Dia menegaskan, Bawaslu RI berwenang menangani dugaan pelanggaran pemilu.
“Undang-undang pemilihan akan masuk Bawaslu. Bansos apakah melanggar undang-undang pemilihan, undang-undang korupsi atau Perppu. Setiap pelanggaran akan dilihat,” ujarnya.
Setelah mengkategorikan bentuk pelanggaran, menurut dia, pihaknya akan melihat subjek pelaku. Untuk dugaan politisasi bansos, dia menambahkan, dapat diterapkan Pasal 71 ayat (1) dan Pasal 71 ayat (3) Undang-Undang Nomor 10 Tahun 2016 tentang Pilkada.
“Proses penanganan politisasi bansos sangat mungkin untuk dilaksanakan dan selama dapat memenuni unsur pidana di sebuah pasal,” tambahnya.
Sebelumnya, Bawaslu Jawa Timur menemukan politisasi bantuan sosial (Bansos) Covid-19 di Kabupaten Jember, Jawa Timur, dengan penempelan gambar Bupati Jember Faida, yang merupakan calon petahana dan akan maju pilkada 2020.
“Sejauh ini kami baru menemukan politisasi bantuan sosial di Jember dengan penempelan gambar petahana yang maju melalui jalur perseorangan di sak beras bantuan Covid-19,” kata Anggota Bawaslu Jatim Divisi Humas Nur Elya Anggraini.
Menurutnya, Bawaslu sudah mengeluarkan surat imbauan yang diteruskan ke Bawaslu provinsi dan daerah sebagai bentuk pencegahan terjadinya politisasi bantuan di tengah pandemi Covid-19, agar tidak ada kepala daerah yang memanfaatkan bantuan tersebut untuk kepentingan pilkada.
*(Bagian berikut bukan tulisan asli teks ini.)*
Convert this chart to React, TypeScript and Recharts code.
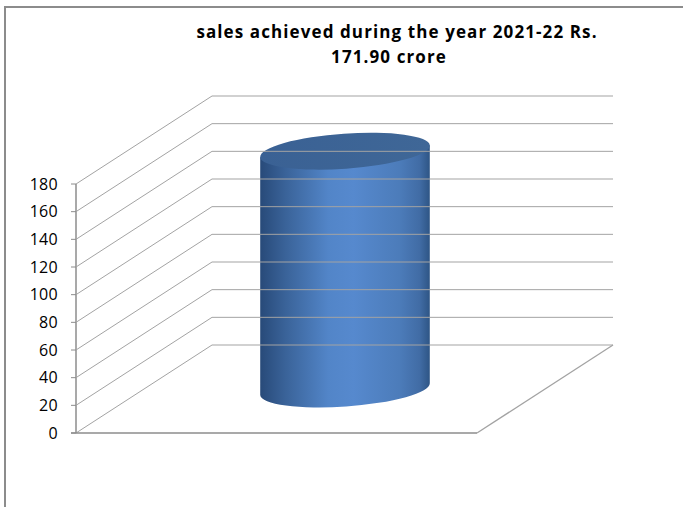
import React from "react";
import { BarChart, Bar, XAxis, YAxis } from "recharts";

const years = ["2021-22"];
const sales = [171.9];
const yTicks = [0, 20, 40, 60, 80, 100, 120, 140, 160, 180];
const titleLines = ["sales achieved during the year 2021-22 Rs.", "171.90 crore"];

const data = years.map((year, i) => ({ year, sales: sales[i] }));

// fake 3D: how far the back wall sits from the front plane
const PLOT_W = 401;
const DEPTH_X = 136;
const DEPTH_Y = -88;
const TILT = -4;
const GRID = "#a3a3a3";
const AXIS = "#8c8c8c";
const FONT = "'Open Sans', 'Liberation Sans', sans-serif";

function WallTick(props: any) {
  const { x, y, payload } = props;
  const ax = x + 18; // tickSize + tickMargin back to the axis line
  return (
    <g>
      <line x1={ax} y1={y} x2={ax + DEPTH_X} y2={y + DEPTH_Y} stroke={GRID} />
      <line
        x1={ax + DEPTH_X}
        y1={y + DEPTH_Y}
        x2={ax + DEPTH_X + PLOT_W}
        y2={y + DEPTH_Y}
        stroke={GRID}
      />
      {payload.value === 0 && (
        <>
          <line x1={ax - 5} y1={y} x2={ax + PLOT_W} y2={y} stroke={AXIS} strokeWidth={1.5} />
          <line
            x1={ax + PLOT_W}
            y1={y}
            x2={ax + PLOT_W + DEPTH_X}
            y2={y + DEPTH_Y}
            stroke={GRID}
            strokeWidth={1.3}
          />
        </>
      )}
      <text
        x={x}
        y={y}
        dy={5.5}
        textAnchor="end"
        fill="#000"
        fontSize={16}
        letterSpacing={0.3}
        fontFamily={FONT}
      >
        {payload.value}
      </text>
    </g>
  );
}

function Cylinder(props: any) {
  const { x, y, width, height } = props;
  const cx = x + width / 2 + DEPTH_X / 2;
  const rx = width / 2;
  const ry = 17.5;
  const topY = y + DEPTH_Y / 2;
  const botY = y + height + DEPTH_Y / 2;
  const t = (TILT * Math.PI) / 180;
  const ex = rx * Math.cos(t);
  const ey = rx * Math.sin(t);
  const side =
    `M ${cx - ex} ${topY - ey} L ${cx - ex} ${botY - ey} ` +
    `A ${rx} ${ry} ${TILT} 0 0 ${cx + ex} ${botY + ey} ` +
    `L ${cx + ex} ${topY + ey} Z`;
  return (
    <g>
      <defs>
        <linearGradient id="cylSide" x1="0" y1="0" x2="1" y2="0">
          <stop offset="0" stopColor="#284a79" />
          <stop offset="0.15" stopColor="#3a6399" />
          <stop offset="0.4" stopColor="#5285c8" />
          <stop offset="0.55" stopColor="#5689ce" />
          <stop offset="0.82" stopColor="#4c7cba" />
          <stop offset="0.94" stopColor="#416ca5" />
          <stop offset="1" stopColor="#2e5585" />
        </linearGradient>
        <linearGradient id="cylTop" x1="0" y1="0" x2="1" y2="0">
          <stop offset="0" stopColor="#3a6194" />
          <stop offset="1" stopColor="#3f6797" />
        </linearGradient>
      </defs>
      <path d={side} fill="url(#cylSide)" />
      <ellipse
        cx={cx}
        cy={topY}
        rx={rx}
        ry={ry}
        fill="url(#cylTop)"
        transform={`rotate(${TILT} ${cx} ${topY})`}
      />
    </g>
  );
}

const titleStyle: React.CSSProperties = {
  position: "absolute",
  width: 600,
  lineHeight: "22px",
  textAlign: "center",
  fontFamily: FONT,
  fontWeight: 700,
  fontSize: 17,
  letterSpacing: 1.1,
  color: "#000",
  whiteSpace: "nowrap",
};

export default function App() {
  return (
    <div style={{ position: "absolute", left: 0, top: 0, width: 683, height: 507, overflow: "hidden", background: "#fff" }}>
      <div
        style={{
          position: "absolute",
          left: 4,
          top: 6,
          width: 700,
          height: 520,
          borderLeft: "2px solid #8c8c8c",
          borderTop: "2px solid #8c8c8c",
        }}
      />
      <div style={{ ...titleStyle, left: 97, top: 21 }}>{titleLines[0]}</div>
      <div style={{ ...titleStyle, left: 89, top: 46 }}>{titleLines[1]}</div>
      <div style={{ position: "absolute", left: 0, top: 0 }}>
        <BarChart
          width={683}
          height={507}
          data={data}
          margin={{ top: 184, right: 206, bottom: 74, left: 16 }}
        >
          <XAxis dataKey="year" hide />
          <YAxis
            width={60}
            domain={[0, 180]}
            ticks={yTicks}
            interval={0}
            axisLine={{ stroke: AXIS, strokeWidth: 1.5 }}
            tickLine={{ stroke: AXIS }}
            tickSize={5}
            tickMargin={13}
            tick={<WallTick />}
          />
          <Bar dataKey="sales" barSize={170} shape={<Cylinder />} isAnimationActive={false} />
        </BarChart>
      </div>
    </div>
  );
}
Imbauan yang dikeluarkan Bawaslu untuk mencegah pelanggaran yang terjadi dan mencegah sedini mungkin ketika ada potensi pelanggaran tersebut muncul seperti politisasi bansos Covid-19.
“Kalau bantuan itu bersumber dari Anggaran Pendapatan dan Belanja Negara (APBN) harus disampaikan kepada masyarakat dan jangan mempolitisasi bantuan seolah-oleh pemberian kepala daerah, apalagi dalam kemasan bantuan bergambar kepala daerah seperti yang terjadi di Jember,” tuturnya.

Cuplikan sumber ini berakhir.